A run of records:
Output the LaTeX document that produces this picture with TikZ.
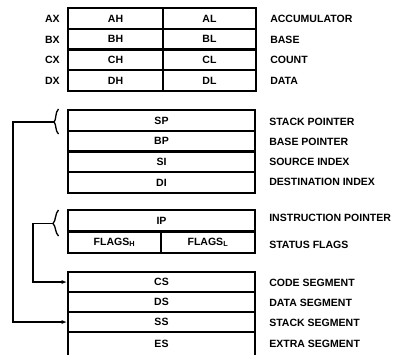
\documentclass[tikz,border=0pt]{standalone}
\usepackage{fontspec}
\setmainfont{Liberation Sans}
\usetikzlibrary{arrows.meta}
\begin{document}
\begin{tikzpicture}[x=0.75pt,y=-0.75pt,
  every node/.style={font=\fontsize{7.9}{8.5}\selectfont\bfseries, inner sep=0pt},
  cell/.style={draw, line width=1.5pt, anchor=center},
  frame/.style={draw, line width=2pt},
  lbl/.style={anchor=west},
  rlbl/.style={anchor=east},
  link/.style={line width=1pt},
  bracestyle/.style={line width=1pt},
  tip/.style={-{Latex[length=4pt,width=3pt]}}]
\clip (0,0) rectangle (398,354);
\fill[white] (0,0) rectangle (398,354);

% Group 1: general registers
\node[cell, minimum width=71.25pt, minimum height=15.56pt] (ah) at (115.5,18.4) {AH};
\node[cell, minimum width=69.75pt, minimum height=15.56pt] (al) at (209.5,18.4) {AL};
\node[cell, minimum width=71.25pt, minimum height=15.56pt] (bh) at (115.5,39.1) {BH};
\node[cell, minimum width=69.75pt, minimum height=15.56pt] (bl) at (209.5,39.1) {BL};
\node[cell, minimum width=71.25pt, minimum height=15.56pt] (ch) at (115.5,59.9) {CH};
\node[cell, minimum width=69.75pt, minimum height=15.56pt] (cl) at (209.5,59.9) {CL};
\node[cell, minimum width=71.25pt, minimum height=15.56pt] (dh) at (115.5,80.6) {DH};
\node[cell, minimum width=69.75pt, minimum height=15.56pt] (dl) at (209.5,80.6) {DL};
\draw[frame] (68,8) rectangle (256,91);
\node[rlbl] (ax) at (60,19) {AX};
\node[rlbl] (bx) at (60,40) {BX};
\node[rlbl] (cx) at (60,60) {CX};
\node[rlbl] (dx) at (60,81) {DX};
\node[lbl] (acc) at (270,19) {ACCUMULATOR};
\node[lbl] (base) at (270,40) {BASE};
\node[lbl] (count) at (270,60) {COUNT};
\node[lbl] (data) at (270,81) {DATA};

% Group 2: pointer and index registers
\node[cell, minimum width=140.25pt, minimum height=15.56pt] (sp) at (161.5,120.4) {SP};
\node[cell, minimum width=140.25pt, minimum height=15.56pt] (bp) at (161.5,141.1) {BP};
\node[cell, minimum width=140.25pt, minimum height=15.56pt] (si) at (161.5,161.9) {SI};
\node[cell, minimum width=140.25pt, minimum height=15.56pt] (di) at (161.5,182.6) {DI};
\draw[frame] (68,110) rectangle (255,193);
\node[lbl] (spl) at (269,122) {STACK POINTER};
\node[lbl] (bpl) at (269,142) {BASE POINTER};
\node[lbl] (sil) at (269,162) {SOURCE INDEX};
\node[lbl] (dil) at (269,182) {DESTINATION INDEX};

% Group 3: IP and flags
\node[cell, minimum width=140.25pt, minimum height=16.1pt] (ip) at (161.5,220.75) {IP};
\node[cell, minimum width=69.75pt, minimum height=16.1pt] (fh) at (114.5,242.25) {FLAGS$_{\mathbf{H}}$};
\node[cell, minimum width=70.5pt, minimum height=16.1pt] (fl) at (208,242.25) {FLAGS$_{\mathbf{L}}$};
\draw[frame] (68,210) rectangle (255,253);
\node[lbl] (ipl) at (269,218) {INSTRUCTION POINTER};
\node[lbl] (fll) at (269,245) {STATUS FLAGS};

% Group 4: segment registers
\node[cell, minimum width=140.25pt, minimum height=15pt] (cs) at (161.5,282) {CS};
\node[cell, minimum width=140.25pt, minimum height=15pt] (ds) at (161.5,302) {DS};
\node[cell, minimum width=140.25pt, minimum height=15pt] (ss) at (161.5,322) {SS};
\node[cell, minimum width=140.25pt, minimum height=18pt] (es) at (161.5,344) {ES};
\draw[frame] (68,272) -- (255,272) -- (255,360) (68,272) -- (68,360);
\node[lbl] (csl) at (269,283) {CODE SEGMENT};
\node[lbl] (dsl) at (269,303) {DATA SEGMENT};
\node[lbl] (ssl) at (269,323) {STACK SEGMENT};
\node[lbl] (esl) at (269,344) {EXTRA SEGMENT};

% Braces
\coordinate (b1) at (54,122);
\coordinate (b2) at (53,223.5);
\draw[bracestyle] (58.5,109) .. controls (55,112) and (56.5,120) .. (b1)
                  .. controls (56.5,124) and (55,131) .. (58.5,134);
\draw[bracestyle] (58.5,210) .. controls (55,213) and (56,221) .. (b2)
                  .. controls (56,226) and (55,233) .. (58.5,236);

% Connectors
\draw[link, tip] (b1) -- ++(-41,0) |- (ss.west);
\draw[link, tip] (b2) -- ++(-20,0) |- (cs.west);
\end{tikzpicture}
\end{document}
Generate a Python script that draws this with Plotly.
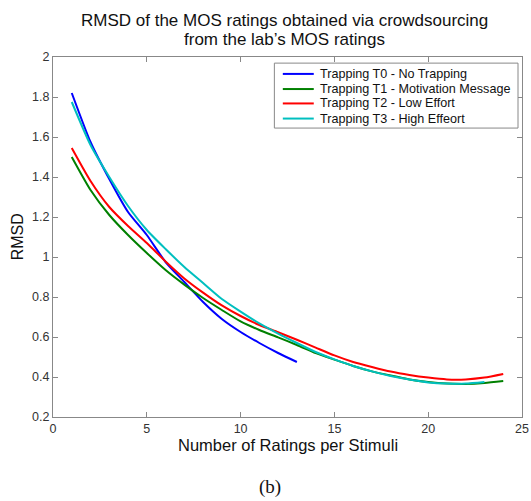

▶ _Task objective_
Copy every line from the records above that contains the word "with".

▶ _Written solution_
Output the LaTeX document that produces this picture with TikZ.
Generate a Python script that draws this with Plotly.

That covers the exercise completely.